▶ [Task to complete]
Gather the lines below that include the string "code", copying each in full.

begin Rows

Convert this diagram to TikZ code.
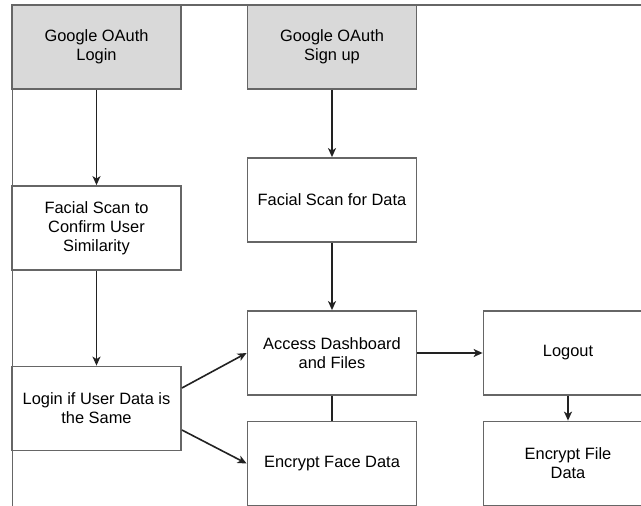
\documentclass[tikz,border=0pt]{standalone}
\usepackage{fontspec}
\setmainfont{Liberation Sans}
\usetikzlibrary{arrows.meta,calc}
\definecolor{boxline}{HTML}{666666}
\definecolor{graybox}{HTML}{D9D9D9}
\definecolor{arrowcol}{HTML}{222222}
\begin{document}
\begin{tikzpicture}[x=1pt,y=-1pt,
  stepbox/.style={draw=boxline,line width=1.8pt,fill=white,minimum width=169pt,minimum height=84pt,inner sep=0pt,align=center,font=\fontsize{16.4}{19}\selectfont},
  graystep/.style={stepbox,fill=graybox},
  conn/.style={draw=arrowcol,line width=1.6pt,-{Stealth[length=9pt,width=8pt,inset=2.5pt]}},
  plainconn/.style={draw=arrowcol,line width=1.6pt}]
\useasboundingbox (0,0) rectangle (641,506);
\clip (0,0) rectangle (641,506);
\fill[white] (0,0) rectangle (641,506);
% outer container frame (only top and left visible)
\draw[boxline,line width=1.8pt] (12.5,5) rectangle (720,620);
\node[graystep] (gl) at (96.5,47) {Google OAuth\\Login};
\node[graystep] (gs) at (332,47) {Google OAuth\\Sign up};
\node[stepbox] (fc) at (96.5,228) {Facial Scan to\\Confirm User\\Similarity};
\node[stepbox] (fd) at (332,200) {Facial Scan for Data};
\node[stepbox] (li) at (96.5,408.5) {Login if User Data is\\the Same};
\node[stepbox] (ad) at (332,353) {Access Dashboard\\and Files};
\node[stepbox] (ef) at (332,463.5) {Encrypt Face Data};
\node[stepbox] (lo) at (568,353) {Logout};
\node[stepbox] (efd) at (568,463.5) {Encrypt File\\Data};
\draw[conn] (gl.south) -- (fc.north);
\draw[conn] (fc.south) -- (li.north);
\draw[conn] (gs.south) -- (fd.north);
\draw[conn] (fd.south) -- (ad.north);
\draw[conn] ($(li.east)+(0,-20.5)$) -- (ad.west);
\draw[conn] ($(li.east)+(0,21.5)$) -- (ef.west);
\draw[conn] (ad.east) -- (lo.west);
\draw[plainconn] (ad.south) -- (ef.north);
\draw[conn] (lo.south) -- (efd.north);
\end{tikzpicture}
\end{document}
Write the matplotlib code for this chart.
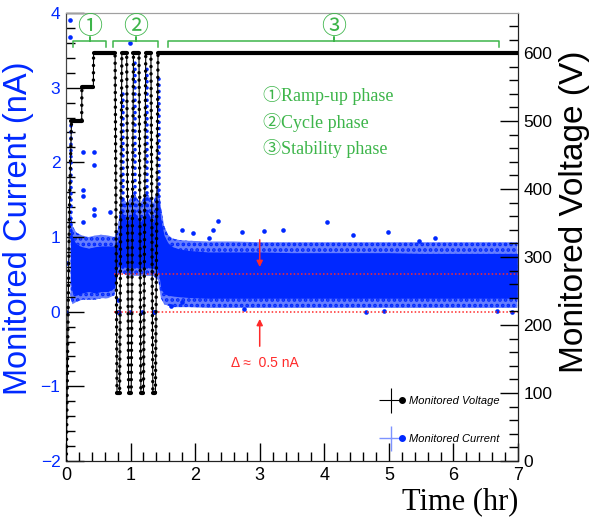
import numpy as np
import matplotlib
matplotlib.use('Agg')
import matplotlib.pyplot as plt
from matplotlib.lines import Line2D
from matplotlib.ticker import MultipleLocator, FixedLocator
from matplotlib.legend_handler import HandlerTuple

# ---------------- data ----------------
# Monitored voltage (V) vs time (hr)
volt_t = [0.0, 0.005, 0.03, 0.055, 0.085, 0.243, 0.246, 0.424, 0.427, 0.76, 0.79, 0.83, 0.865,
          0.94, 0.97, 1.01, 1.045, 1.13, 1.16, 1.20, 1.235, 1.315, 1.345, 1.385, 1.425, 7.0]
volt_v = [0, 0, 200, 380, 500, 500, 550, 550, 600, 600, 100, 100, 600,
          600, 100, 100, 600, 600, 100, 100, 600, 600, 100, 100, 600, 600]

# Monitored current (nA): dense cloud summarised by envelope knots
band_t = [0.07, 0.10, 0.16, 0.25, 0.35, 0.45, 0.55, 0.65, 0.75, 0.80, 0.86, 0.95, 1.05, 1.15,
          1.25, 1.35, 1.43, 1.47, 1.52, 1.58, 1.65, 1.75, 1.9, 2.2, 2.6, 3.0, 3.5, 4.0, 4.5,
          5.0, 5.5, 6.0, 6.5, 6.99]
core_lo = [0.40, 0.25, 0.22, 0.25, 0.27, 0.25, 0.27, 0.27, 0.32, 0.60, 0.62, 0.58, 0.60, 0.58,
           0.60, 0.58, 0.55, 0.30, 0.24, 0.22, 0.21, 0.20, 0.19, 0.18, 0.18, 0.18, 0.18, 0.18,
           0.18, 0.18, 0.18, 0.18, 0.18, 0.18]
core_hi = [1.15, 1.00, 0.90, 0.87, 0.85, 0.87, 0.88, 0.88, 0.88, 0.95, 1.35, 1.20, 1.35, 1.20,
           1.35, 1.20, 1.50, 1.22, 1.02, 0.92, 0.87, 0.84, 0.82, 0.80, 0.80, 0.80, 0.79, 0.79,
           0.79, 0.79, 0.78, 0.78, 0.78, 0.78]
fringe_lo = [0.18, 0.10, 0.13, 0.16, 0.16, 0.16, 0.18, 0.18, 0.22, 0.48, 0.52, 0.48, 0.48, 0.48,
             0.48, 0.48, 0.42, 0.18, 0.10, 0.08, 0.06, 0.06, 0.06, 0.05, 0.05, 0.05, 0.05, 0.05,
             0.05, 0.05, 0.05, 0.05, 0.05, 0.05]
fringe_hi = [1.40, 1.15, 1.06, 1.02, 1.00, 1.02, 1.03, 1.02, 1.00, 1.10, 1.55, 1.45, 1.60, 1.45,
             1.60, 1.45, 1.70, 1.40, 1.15, 1.03, 0.98, 0.96, 0.95, 0.94, 0.94, 0.93, 0.93, 0.93,
             0.93, 0.93, 0.93, 0.93, 0.93, 0.93]

# current spikes during voltage ramps
spike_t = [0.07, 0.88, 1.065, 1.25, 1.445]
spike_lo = [1.0, 0.6, 0.6, 0.6, 0.8]
spike_hi = [2.5, 3.0, 3.4, 3.3, 3.2]

# isolated current points
out_t = [0.06, 0.06, 0.99, 0.26, 0.43, 0.43, 0.26, 0.26, 0.43, 0.43, 0.68, 0.27, 0.005, 0.02,
         0.81, 0.82, 0.99, 1.17, 1.36, 1.37, 0.80, 1.80,
         2.36, 2.72, 3.07, 3.36, 4.04, 2.28, 1.79, 1.96, 2.21, 4.45, 4.99, 5.72, 5.46,
         4.64, 4.92, 6.91, 6.68, 2.75, 1.62]
out_i = [3.90, 3.68, 3.60, 2.14, 2.14, 1.96, 1.63, 1.55, 1.38, 1.30, 1.34, 1.20, 0.0, 0.65,
         0.0, 0.0, 0.0, 0.0, 0.0, 0.0, 0.15, 0.13,
         1.22, 1.07, 1.08, 1.10, 1.20, 1.10, 1.09, 1.05, 0.99, 1.03, 1.07, 0.99, 0.94,
         0.0, 0.01, 0.0, 0.01, 0.03, 0.07]

ref_levels = [0.0, 0.5]
ref_span = [0.75, 7.0]

phase_start = [0.11, 0.73, 1.58]
phase_end = [0.62, 1.43, 6.71]
phase_marks = ['\u2460', '\u2461', '\u2462']
phase_names = ['Ramp-up phase', 'Cycle phase', 'Stability phase']

x_ticks = [0, 1, 2, 3, 4, 5, 6, 7]
i_ticks = [-2, -1, 0, 1, 2, 3, 4]
v_ticks = [0, 100, 200, 300, 400, 500, 600]

# ---------------- style ----------------
BLUE = '#0028ff'
GREEN = '#3db54a'
RED = '#ff2a2a'
plt.rcParams['font.family'] = ['Liberation Sans', 'DejaVu Sans']
plt.rcParams['hatch.linewidth'] = 1.8

fig = plt.figure(figsize=(5.89, 5.22), dpi=100)
ax = fig.add_axes([66 / 589, 61 / 522, 452 / 589, 448 / 522])
ax.set_xlim(0, 7)
ax.set_ylim(-2, 4)
ax2 = ax.twinx()
ax2.set_ylim(0, 659)

# current cloud
ax.fill_between(band_t, fringe_lo, fringe_hi, facecolor=BLUE, alpha=0.6, lw=0, zorder=1)
ax.fill_between(band_t, fringe_lo, fringe_hi, facecolor='none', edgecolor=BLUE,
                hatch='...', lw=0, zorder=1)
ax.fill_between(band_t, core_lo, core_hi, color=BLUE, lw=0, zorder=2)
for t0, lo, hi in zip(spike_t, spike_lo, spike_hi):
    ax.plot([t0, t0], [lo, hi], color=BLUE, lw=2.6, ls=(0, (0.01, 1.7)),
            dash_capstyle='round', zorder=2)
ax.scatter(out_t, out_i, s=11, color=BLUE, lw=0, zorder=2)

# reference lines
ax.hlines(ref_levels, ref_span[0], ref_span[1], colors=RED, linestyles=(0, (1, 1.4)),
          lw=1.1, zorder=3)

# voltage
vt = np.array(volt_t)
vv = np.array(volt_v)
ax2.plot(vt, vv, color='black', lw=0.8, zorder=4)
ax2.plot(vt, vv, color='black', lw=2.5, ls=(0, (0.01, 2.1)), dash_capstyle='round', zorder=4)
flat = np.where(vv[:-1] == vv[1:])[0]
for i in flat:
    ax2.plot(vt[i:i + 2], vv[i:i + 2], color='black', lw=3.0, solid_capstyle='round', zorder=4)

# axes styling
ax.xaxis.set_major_locator(FixedLocator(x_ticks))
ax.xaxis.set_minor_locator(MultipleLocator(0.2))
ax.yaxis.set_major_locator(FixedLocator(i_ticks))
ax.yaxis.set_minor_locator(MultipleLocator(0.2))
ax2.yaxis.set_major_locator(FixedLocator(v_ticks))
ax2.yaxis.set_minor_locator(MultipleLocator(20))
ax.tick_params(axis='x', which='major', direction='in', length=13, width=1, labelsize=13, pad=4,
               top=False)
ax.tick_params(axis='x', which='minor', direction='in', length=6.5, width=1, top=False)
ax.tick_params(axis='y', which='major', direction='in', length=13, width=1, labelsize=12.5,
               labelcolor=BLUE, pad=4, right=False)
ax.tick_params(axis='y', which='minor', direction='in', length=6.5, width=1, right=False)
ax2.tick_params(axis='y', which='major', direction='in', length=13, width=1, labelsize=12.5, pad=4)
ax2.tick_params(axis='y', which='minor', direction='in', length=6.5, width=1)
for a in (ax, ax2):
    a.spines['top'].set_color('#a0a0a0')
    a.spines['left'].set_color('#444444')
    a.spines['bottom'].set_color('#222222')
    a.spines['right'].set_color('#222222')

fig.text(19 / 589, 1 - 228 / 522, 'Monitored Current (nA)', rotation=90, color=BLUE,
         fontsize=23.5, ha='center', va='center')
fig.text(574 / 589, 1 - 212 / 522, 'Monitored Voltage (V)', rotation=90, color='black',
         fontsize=24, ha='center', va='center')
fig.text(460 / 589, 1 - 502 / 522, 'Time (hr)', family='Liberation Serif', fontsize=22,
         ha='center', va='center')

# phase brackets
for s, e, m in zip(phase_start, phase_end, phase_marks):
    mid = 0.5 * (s + e)
    ax2.plot([s, s, mid, mid, mid, e, e], [3.545, 3.63, 3.63, 3.68, 3.63, 3.63, 3.545],
             color=GREEN, lw=1.1, transform=ax.transData, zorder=5)
    ax2.text(mid, 3.81, m, color=GREEN, fontsize=18, ha='center', va='center',
             family=['Noto Sans CJK JP', 'DejaVu Sans'], transform=ax.transData, zorder=5)

for k, (m, name) in enumerate(zip(phase_marks, phase_names)):
    ax2.text(3.05, 2.89 - 0.35 * k, m + name, color=GREEN, fontsize=13, ha='left', va='center',
             family=['Liberation Serif', 'Noto Sans CJK JP'], transform=ax.transData, zorder=5)

# delta annotation
ax2.annotate('', xy=(3.0, 0.56), xytext=(3.0, 1.0), xycoords=ax.transData,
             textcoords=ax.transData,
             arrowprops=dict(arrowstyle='-|>', color=RED, lw=1.1, mutation_scale=9))
ax2.annotate('', xy=(3.0, -0.06), xytext=(3.0, -0.5), xycoords=ax.transData,
             textcoords=ax.transData,
             arrowprops=dict(arrowstyle='-|>', color=RED, lw=1.1, mutation_scale=9))
ax2.text(3.08, -0.69, '\u0394 \u2248  0.5 nA', color=RED, fontsize=10, ha='center', va='center',
         transform=ax.transData)

# legend
h_v = (Line2D([], [], color='black', marker='+', ms=18, mew=0.8, ls='none'),
       Line2D([], [], color='black', marker='o', ms=4, ls='none'))
h_c = (Line2D([], [], color='#7d93ff', marker='+', ms=18, mew=1.0, ls='none'),
       Line2D([], [], color=BLUE, marker='o', ms=4, ls='none'))
leg = ax2.legend([h_v, h_c], ['Monitored Voltage', 'Monitored Current'],
                 handler_map={tuple: HandlerTuple(ndivide=None)},
                 loc='center left', bbox_to_anchor=(0.69, 0.092), frameon=False,
                 prop={'style': 'italic', 'size': 8}, labelspacing=2.5, handlelength=1.6,
                 handletextpad=0.3)

fig.savefig('out.png', dpi=100)
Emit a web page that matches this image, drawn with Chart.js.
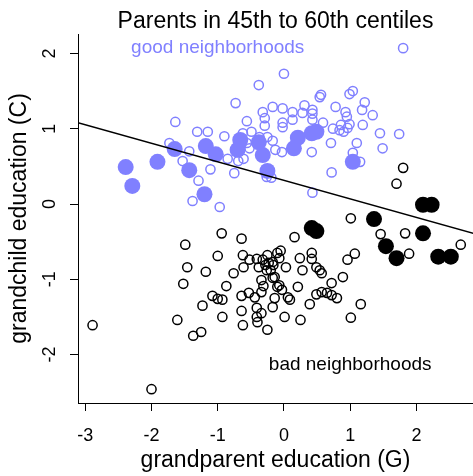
<!DOCTYPE html>
<html><head><meta charset="utf-8">
<script src="https://cdn.jsdelivr.net/npm/chart.js@4"></script>
<style>html,body{margin:0;padding:0;background:#fff;} canvas{display:block;}</style>
</head><body>
<canvas id="c" width="473" height="476"></canvas>
<script>
const xTicks = [-3, -2, -1, 0, 1, 2];
const yTicks = [-2, -1, 0, 1, 2];

// open purple circles (good neighborhoods)
const goodOpenG = [1.80,0.00,-0.38,0.56,1.04,0.99,1.22,-0.73,-0.17,-0.02,
  0.13,0.28,0.31,0.43,0.43,0.78,0.93,0.95,1.18,1.34,
  -0.32,-0.29,-1.64,-0.56,-0.29,-0.02,-0.02,0.13,0.43,0.59,
  0.86,0.99,1.19,0.90,0.96,-1.31,-1.15,-0.90,-0.62,-0.49,
  -0.37,-0.25,-0.17,-1.73,-0.56,-0.52,-0.13,-0.03,-1.43,-1.53,
  -1.11,-1.29,-1.38,-0.97,-0.85,-0.75,-0.61,-0.69,-0.26,-0.19,
  0.42,0.71,0.74,0.84,1.10,1.04,1.15,1.45,1.49,1.74,
  0.72,0.43,0.54];
const goodOpenC = [2.07,1.73,1.58,1.45,1.50,1.46,1.35,1.34,1.29,1.27,
  1.22,1.21,1.31,1.25,1.20,1.29,1.22,1.16,1.25,1.18,
  1.22,1.14,1.09,1.10,1.04,1.08,1.02,1.12,1.12,1.08,
  1.05,1.06,1.05,0.96,1.01,0.96,0.96,0.90,0.94,0.96,
  0.89,0.89,0.84,0.81,0.81,0.74,0.72,0.69,0.70,0.57,
  0.46,0.31,0.04,-0.04,0.60,0.41,0.60,0.57,0.36,0.35,
  0.69,0.81,1.00,0.98,0.81,0.68,0.56,0.94,0.74,0.93,
  0.42,0.15,1.42];

// filled purple circles
const goodFilledG = [-2.39,-2.29,-1.91,-1.65,-1.43,-1.20,-1.18,-1.03,-0.66,-0.70,
  -0.38,-0.32,-0.25,0.15,0.21,0.42,0.49,1.04];
const goodFilledC = [0.49,0.24,0.56,0.73,0.45,0.13,0.77,0.66,0.85,0.72,
  0.82,0.65,0.44,0.74,0.88,0.94,0.96,0.56];

// open black circles (bad neighborhoods)
const badOpenG = [-2.89,-2.00,-1.61,-1.52,-1.49,-1.46,-1.37,-1.25,-1.23,-1.18,
  -1.08,-1.00,-0.93,-1.00,-0.94,-0.93,-0.87,-0.76,-0.64,-0.62,
  -0.61,-0.64,-0.64,-0.62,-0.53,-0.52,-0.44,-0.41,-0.38,-0.41,
  -0.41,-0.40,-0.34,-0.34,-0.26,-0.25,-0.25,-0.17,-0.17,-0.17,
  -0.10,-0.10,-0.14,-0.07,-0.05,-0.16,-0.07,-0.03,0.01,0.03,
  0.06,0.09,0.16,0.21,0.24,0.25,0.28,0.39,0.42,0.42,
  0.49,0.54,0.57,0.49,0.57,0.65,0.72,0.80,0.72,0.89,
  0.96,1.01,1.07,1.01,1.16,1.46,1.70,1.80,1.83,1.89,
  2.67,-0.28,-0.31,-0.32,-0.20,-0.14,-0.34,-0.23];
const badOpenC = [-1.61,-2.46,-1.54,-1.06,-0.54,-0.84,-1.75,-1.70,-1.35,-0.90,
  -1.22,-1.26,-1.27,-0.69,-0.39,-1.50,-1.09,-0.92,-0.46,-0.68,
  -0.84,-1.22,-1.42,-1.61,-1.18,-0.74,-1.24,-0.73,-0.84,-1.38,
  -1.50,-1.57,-1.01,-1.17,-0.88,-0.68,-1.67,-0.77,-0.98,-1.37,
  -0.65,-1.10,-1.25,-0.72,-0.62,-0.81,-1.08,-1.14,-1.50,-0.84,
  -1.24,-1.27,-0.44,-1.10,-0.72,-1.54,-0.88,-1.33,-0.65,-0.73,
  -0.84,-0.88,-0.92,-1.20,-1.17,-1.18,-1.21,-1.25,-1.05,-0.97,
  -0.74,-0.19,-0.66,-1.51,-1.33,-0.40,0.27,0.48,-0.39,-0.66,
  -0.54,-0.81,-1.09,-0.74,-0.88,-0.97,-1.45,-0.78];

// filled black circles
const badFilledG = [0.42,0.49,1.36,2.10,2.23,2.10,1.54,1.70,2.33,2.52];
const badFilledC = [-0.32,-0.36,-0.20,-0.01,-0.01,-0.39,-0.56,-0.72,-0.70,-0.70];

// regression line end points
const lineG = [-3.11, 2.86];
const lineC = [1.08, -0.39];

const xRange = [-3.11, 2.855];
const yRange = [-2.643, 2.258];

const PURPLE = '#8080ff';
const FONT = "'Liberation Sans', Arial, Helvetica, sans-serif";
const notes = [
  {text: 'good neighborhoods', g: -1.0, c: 2.08, color: PURPLE},
  {text: 'bad neighborhoods', g: 1.0, c: -2.14, color: '#000'}
];

const pair = (gs, cs) => gs.map((g, i) => ({x: g, y: cs[i]}));

const notePlugin = {
  id: 'notes',
  afterDatasetsDraw(chart) {
    const {ctx, scales: {x, y}} = chart;
    ctx.save();
    ctx.font = '19px ' + FONT;
    ctx.textAlign = 'center';
    ctx.textBaseline = 'middle';
    notes.forEach(n => {
      ctx.fillStyle = n.color;
      ctx.fillText(n.text, x.getPixelForValue(n.g), y.getPixelForValue(n.c));
    });
    ctx.restore();
  }
};

new Chart(document.getElementById('c'), {
  type: 'scatter',
  data: {
    datasets: [
      {data: pair(lineG, lineC), showLine: true, borderColor: '#000', borderWidth: 1.5, pointRadius: 0, fill: false},
      {data: pair(badFilledG, badFilledC), backgroundColor: '#000', borderColor: '#000', borderWidth: 0, pointRadius: 8},
      {data: pair(goodFilledG, goodFilledC), backgroundColor: PURPLE, borderColor: PURPLE, borderWidth: 0, pointRadius: 8},
      {data: pair(badOpenG, badOpenC), backgroundColor: 'rgba(0,0,0,0)', borderColor: '#000', borderWidth: 1.5, pointRadius: 4.6},
      {data: pair(goodOpenG, goodOpenC), backgroundColor: 'rgba(0,0,0,0)', borderColor: PURPLE, borderWidth: 1.5, pointRadius: 4.6}
    ]
  },
  options: {
    responsive: false,
    animation: false,
    devicePixelRatio: 1,
    layout: {padding: 0, autoPadding: false},
    plugins: {
      legend: {display: false},
      tooltip: {enabled: false},
      title: {
        display: true, text: 'Parents in 45th to 60th centiles', fullSize: false, color: '#000',
        font: {family: FONT, size: 23, weight: 'normal', lineHeight: 1},
        padding: {top: 9.8, bottom: 1.2}
      }
    },
    scales: {
      x: {
        type: 'linear', position: 'bottom', min: xRange[0], max: xRange[1],
        afterBuildTicks: s => { s.ticks = xTicks.map(v => ({value: v})); },
        afterFit: s => { s.height = 73; },
        grid: {display: true, drawOnChartArea: false, drawTicks: true, tickLength: 8, color: '#000', lineWidth: 1},
        border: {display: true, color: '#000', width: 1},
        ticks: {color: '#000', font: {family: FONT, size: 18}, padding: 14, maxRotation: 0, minRotation: 0, callback: v => String(v)},
        title: {display: true, text: 'grandparent education (G)', color: '#000', font: {family: FONT, size: 23}, padding: {top: 0, bottom: 1.2}}
      },
      y: {
        type: 'linear', position: 'left', min: yRange[0], max: yRange[1],
        afterBuildTicks: s => { s.ticks = yTicks.map(v => ({value: v})); },
        afterFit: s => { s.width = 78; },
        grid: {display: true, drawOnChartArea: false, drawTicks: true, tickLength: 8, color: '#000', lineWidth: 1},
        border: {display: true, color: '#000', width: 1},
        ticks: {color: '#000', font: {family: FONT, size: 18}, padding: 12, minRotation: 90, maxRotation: 90, crossAlign: 'center', callback: v => String(v)},
        title: {display: true, text: 'grandchild education (C)', color: '#000', font: {family: FONT, size: 23}, padding: {top: 6.2, bottom: 0}}
      }
    }
  },
  plugins: [notePlugin]
});
</script>
</body></html>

end Rows

▶ [Result of the exercise]
Convert this diagram to TikZ code.
Write the matplotlib code for this chart.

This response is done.